Alex Lenferna, who serves as the elected general secretary of the Climate Justice Coalition, says historically our economy has been largely dominated by mining corporations who rely on both polluting coal power and the exploitation of the dominant working black class.

SA among most polluted countries globally

“Mineral energy really is responsible for South Africa’s being both the world’s unequal economy and also one of the world’s most polluted economies. In fact, if you look at our economy and the amount of pollution made, we are one of the worst,” says Lenferna.

He accuses the DMRE of working against what is good for people. “What we find time and time again is that it is the department is captured by the very industries that it’s supposed to regulate. And so, what we have seen is that even as apartheid ended the same economic and ecological structures of the apartheid era continue to be appalled by the likes of the department of mineral resources and energy”.

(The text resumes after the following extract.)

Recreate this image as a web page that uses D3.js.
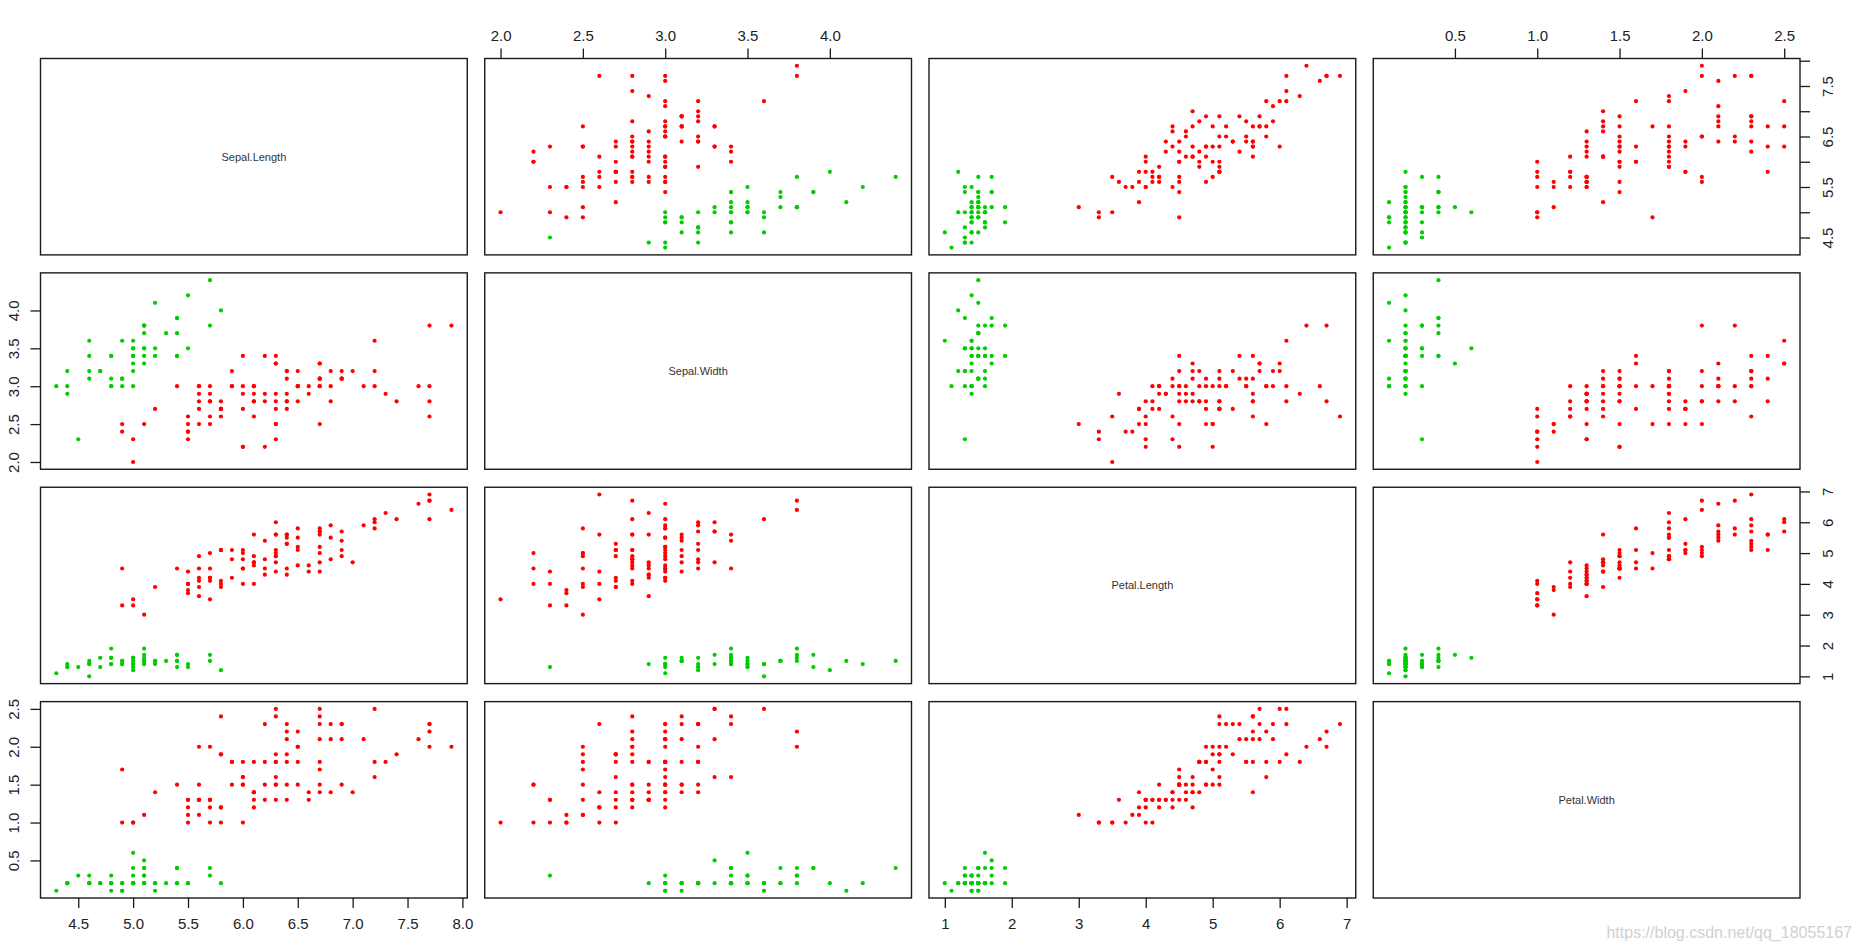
<!DOCTYPE html>
<html>
<head>
<meta charset="utf-8">
<script src="https://cdn.jsdelivr.net/npm/d3@7"></script>
<style>
  html, body { margin: 0; padding: 0; background: #ffffff; }
  svg { display: block; font-family: "Liberation Sans", Arial, sans-serif; }
</style>
</head>
<body>
<svg id="chart" width="1862" height="950"></svg>
<script>
// ---------------- data (iris) ----------------
const varNames = ["Sepal.Length", "Sepal.Width", "Petal.Length", "Petal.Width"];

const sepalLength = [
5.1,4.9,4.7,4.6,5.0,5.4,4.6,5.0,4.4,4.9,5.4,4.8,4.8,4.3,5.8,5.7,5.4,5.1,5.7,5.1,5.4,5.1,4.6,5.1,4.8,5.0,5.0,5.2,5.2,4.7,4.8,5.4,5.2,5.5,4.9,5.0,5.5,4.9,4.4,5.1,5.0,4.5,4.4,5.0,5.1,4.8,5.1,4.6,5.3,5.0,
7.0,6.4,6.9,5.5,6.5,5.7,6.3,4.9,6.6,5.2,5.0,5.9,6.0,6.1,5.6,6.7,5.6,5.8,6.2,5.6,5.9,6.1,6.3,6.1,6.4,6.6,6.8,6.7,6.0,5.7,5.5,5.5,5.8,6.0,5.4,6.0,6.7,6.3,5.6,5.5,5.5,6.1,5.8,5.0,5.6,5.7,5.7,6.2,5.1,5.7,
6.3,5.8,7.1,6.3,6.5,7.6,4.9,7.3,6.7,7.2,6.5,6.4,6.8,5.7,5.8,6.4,6.5,7.7,7.7,6.0,6.9,5.6,7.7,6.3,6.7,7.2,6.2,6.1,6.4,7.2,7.4,7.9,6.4,6.3,6.1,7.7,6.3,6.4,6.0,6.9,6.7,6.9,5.8,6.8,6.7,6.7,6.3,6.5,6.2,5.9];

const sepalWidth = [
3.5,3.0,3.2,3.1,3.6,3.9,3.4,3.4,2.9,3.1,3.7,3.4,3.0,3.0,4.0,4.4,3.9,3.5,3.8,3.8,3.4,3.7,3.6,3.3,3.4,3.0,3.4,3.5,3.4,3.2,3.1,3.4,4.1,4.2,3.1,3.2,3.5,3.6,3.0,3.4,3.5,2.3,3.2,3.5,3.8,3.0,3.8,3.2,3.7,3.3,
3.2,3.2,3.1,2.3,2.8,2.8,3.3,2.4,2.9,2.7,2.0,3.0,2.2,2.9,2.9,3.1,3.0,2.7,2.2,2.5,3.2,2.8,2.5,2.8,2.9,3.0,2.8,3.0,2.9,2.6,2.4,2.4,2.7,2.7,3.0,3.4,3.1,2.3,3.0,2.5,2.6,3.0,2.6,2.3,2.7,3.0,2.9,2.9,2.5,2.8,
3.3,2.7,3.0,2.9,3.0,3.0,2.5,2.9,2.5,3.6,3.2,2.7,3.0,2.5,2.8,3.2,3.0,3.8,2.6,2.2,3.2,2.8,2.8,2.7,3.3,3.2,2.8,3.0,2.8,3.0,2.8,3.8,2.8,2.8,2.6,3.0,3.4,3.1,3.0,3.1,3.1,3.1,2.7,3.2,3.3,3.0,2.5,3.0,3.4,3.0];

const petalLength = [
1.4,1.4,1.3,1.5,1.4,1.7,1.4,1.5,1.4,1.5,1.5,1.6,1.4,1.1,1.2,1.5,1.3,1.4,1.7,1.5,1.7,1.5,1.0,1.7,1.9,1.6,1.6,1.5,1.4,1.6,1.6,1.5,1.5,1.4,1.5,1.2,1.3,1.4,1.3,1.5,1.3,1.3,1.3,1.6,1.9,1.4,1.6,1.4,1.5,1.4,
4.7,4.5,4.9,4.0,4.6,4.5,4.7,3.3,4.6,3.9,3.5,4.2,4.0,4.7,3.6,4.4,4.5,4.1,4.5,3.9,4.8,4.0,4.9,4.7,4.3,4.4,4.8,5.0,4.5,3.5,3.8,3.7,3.9,5.1,4.5,4.5,4.7,4.4,4.1,4.0,4.4,4.6,4.0,3.3,4.2,4.2,4.2,4.3,3.0,4.1,
6.0,5.1,5.9,5.6,5.8,6.6,4.5,6.3,5.8,6.1,5.1,5.3,5.5,5.0,5.1,5.3,5.5,6.7,6.9,5.0,5.7,4.9,6.7,4.9,5.7,6.0,4.8,4.9,5.6,5.8,6.1,6.4,5.6,5.1,5.6,6.1,5.6,5.5,4.8,5.4,5.6,5.1,5.1,5.9,5.7,5.2,5.0,5.2,5.4,5.1];

const petalWidth = [
0.2,0.2,0.2,0.2,0.2,0.4,0.3,0.2,0.2,0.1,0.2,0.2,0.1,0.1,0.2,0.4,0.4,0.3,0.3,0.3,0.2,0.4,0.2,0.5,0.2,0.2,0.4,0.2,0.2,0.2,0.2,0.4,0.1,0.2,0.2,0.2,0.2,0.1,0.2,0.2,0.3,0.3,0.2,0.6,0.4,0.3,0.2,0.2,0.2,0.2,
1.4,1.5,1.5,1.3,1.5,1.3,1.6,1.0,1.3,1.4,1.0,1.5,1.0,1.4,1.3,1.4,1.5,1.0,1.5,1.1,1.8,1.3,1.5,1.2,1.3,1.4,1.4,1.7,1.5,1.0,1.1,1.0,1.2,1.6,1.5,1.6,1.5,1.3,1.3,1.3,1.2,1.4,1.2,1.0,1.3,1.2,1.3,1.3,1.1,1.3,
2.5,1.9,2.1,1.8,2.2,2.1,1.7,1.8,1.8,2.5,2.0,1.9,2.1,2.0,2.4,2.3,1.8,2.2,2.3,1.5,2.3,2.0,2.0,1.8,2.1,1.8,1.8,1.8,2.1,1.6,1.9,2.0,2.2,1.5,1.4,2.3,2.4,1.8,1.8,2.1,2.4,2.3,1.9,2.3,2.5,2.3,1.9,2.0,2.3,1.8];

// species group: setosa drawn green, the other two red
const speciesNames = ["setosa", "versicolor", "virginica"];
const speciesCounts = [50, 50, 50];
const speciesColors = ["#00cd00", "#ff0000", "#ff0000"];

// tick values and tick labels per variable (outer axes)
const tickValues = [
  [4.5, 5.0, 5.5, 6.0, 6.5, 7.0, 7.5, 8.0],
  [2.0, 2.5, 3.0, 3.5, 4.0],
  [1, 2, 3, 4, 5, 6, 7],
  [0.5, 1.0, 1.5, 2.0, 2.5]
];
const tickLabelsHoriz = [
  ["4.5","5.0","5.5","6.0","6.5","7.0","7.5","8.0"],
  ["2.0","2.5","3.0","3.5","4.0"],
  ["1","2","3","4","5","6","7"],
  ["0.5","1.0","1.5","2.0","2.5"]
];
const tickLabelsVert = [
  ["4.5","","5.5","","6.5","","7.5",""],
  ["2.0","2.5","3.0","3.5","4.0"],
  ["1","2","3","4","5","6","7"],
  ["0.5","1.0","1.5","2.0","2.5"]
];
const watermark = "https://blog.csdn.net/qq_18055167";

// ---------------- layout ----------------
const svg = d3.select("#chart");
const vars = [sepalLength, sepalWidth, petalLength, petalWidth];
const species = [];
speciesCounts.forEach((c, k) => { for (let i = 0; i < c; i++) species.push(k); });

const colBand = d3.scaleBand().domain([0,1,2,3]).range([40.5, 1800]).paddingInner(0.0394).paddingOuter(0);
const rowBand = d3.scaleBand().domain([0,1,2,3]).range([58.5, 898]).paddingInner(0.0839).paddingOuter(0);

function extDomain(arr) {
  const mn = d3.min(arr), mx = d3.max(arr), r = mx - mn;
  return [mn - 0.04 * r, mx + 0.04 * r];
}
const domains = vars.map(extDomain);

const xScales = vars.map((v, j) => d3.scaleLinear().domain(domains[j])
  .range([colBand(j), colBand(j) + colBand.bandwidth()]));
const yScales = vars.map((v, i) => d3.scaleLinear().domain(domains[i])
  .range([rowBand(i) + rowBand.bandwidth(), rowBand(i)]));

const n = sepalLength.length;
const idx = d3.range(n);

for (let i = 0; i < 4; i++) {
  for (let j = 0; j < 4; j++) {
    const g = svg.append("g");
    const x0 = colBand(j), y0 = rowBand(i);
    const w = colBand.bandwidth(), h = rowBand.bandwidth();
    if (i === j) {
      g.append("text")
        .attr("x", x0 + w / 2).attr("y", y0 + h / 2)
        .attr("text-anchor", "middle").attr("dominant-baseline", "central")
        .attr("font-size", 11).attr("fill", "#333")
        .text(varNames[i]);
    } else {
      g.selectAll("circle").data(idx).join("circle")
        .attr("cx", k => xScales[j](vars[j][k]))
        .attr("cy", k => yScales[i](vars[i][k]))
        .attr("r", 2.1)
        .attr("fill", k => speciesColors[species[k]]);
    }
    g.append("rect").attr("x", x0).attr("y", y0).attr("width", w).attr("height", h)
      .attr("fill", "none").attr("stroke", "#1a1a1a").attr("stroke-width", 1.4);
  }
}

// ---------------- axes ----------------
function styleAxis(g) {
  g.select(".domain").remove();
  g.selectAll(".tick line").attr("stroke", "#1a1a1a").attr("stroke-width", 1.3);
  g.selectAll(".tick text").attr("font-size", 15).attr("fill", "#222")
    .attr("font-family", "'Liberation Sans', Arial, sans-serif");
}
function fmt(vals, labels) { return d => labels[vals.indexOf(d)]; }

// top: columns 1 and 3 (0-based), bottom: columns 0 and 2
[1, 3].forEach(j => {
  svg.append("g").attr("transform", `translate(0,${rowBand(0)})`)
    .call(d3.axisTop(xScales[j]).tickValues(tickValues[j]).tickSize(10).tickPadding(8)
      .tickFormat(fmt(tickValues[j], tickLabelsHoriz[j])))
    .call(styleAxis);
});
[0, 2].forEach(j => {
  svg.append("g").attr("transform", `translate(0,${rowBand(3) + rowBand.bandwidth()})`)
    .call(d3.axisBottom(xScales[j]).tickValues(tickValues[j]).tickSize(10).tickPadding(10)
      .tickFormat(fmt(tickValues[j], tickLabelsHoriz[j])))
    .call(styleAxis);
});
// left: rows 1 and 3, right: rows 0 and 2
[1, 3].forEach(i => {
  const g = svg.append("g").attr("transform", `translate(${colBand(0)},0)`)
    .call(d3.axisLeft(yScales[i]).tickValues(tickValues[i]).tickSize(10)
      .tickFormat(fmt(tickValues[i], tickLabelsVert[i])))
    .call(styleAxis);
  g.selectAll(".tick text").attr("x", null).attr("dy", null)
    .attr("transform", "translate(-27,0) rotate(-90)")
    .attr("text-anchor", "middle").attr("dominant-baseline", "central");
});
[0, 2].forEach(i => {
  const g = svg.append("g").attr("transform", `translate(${colBand(3) + colBand.bandwidth()},0)`)
    .call(d3.axisRight(yScales[i]).tickValues(tickValues[i]).tickSize(10)
      .tickFormat(fmt(tickValues[i], tickLabelsVert[i])))
    .call(styleAxis);
  g.selectAll(".tick text").attr("x", null).attr("dy", null)
    .attr("transform", "translate(27,0) rotate(-90)")
    .attr("text-anchor", "middle").attr("dominant-baseline", "central");
});

// watermark
svg.append("text").attr("x", 1852).attr("y", 938).attr("text-anchor", "end")
  .attr("font-size", 16).attr("fill", "#d0d0d0").text(watermark);
</script>
</body>
</html>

Poor decisions continuously made

Kholwani Simelane, an environmental activist at The Green Connection, agrees the DMRE is the most well-placed to effect the required changes. “If they were making proper decisions around energy, minerals and resources within South Africa, people’s health and livelihoods wouldn’t be put at risk”.

“In turn, the communities that we work with have been negatively impacted by the profit-driven decisions made by the department itself. I am convinced that the government looks at it from a profit point of view and not a human dignity level considering the damage, destruction and environmental harm on social effect this has on communities,” says Simelane.  –Health-e News.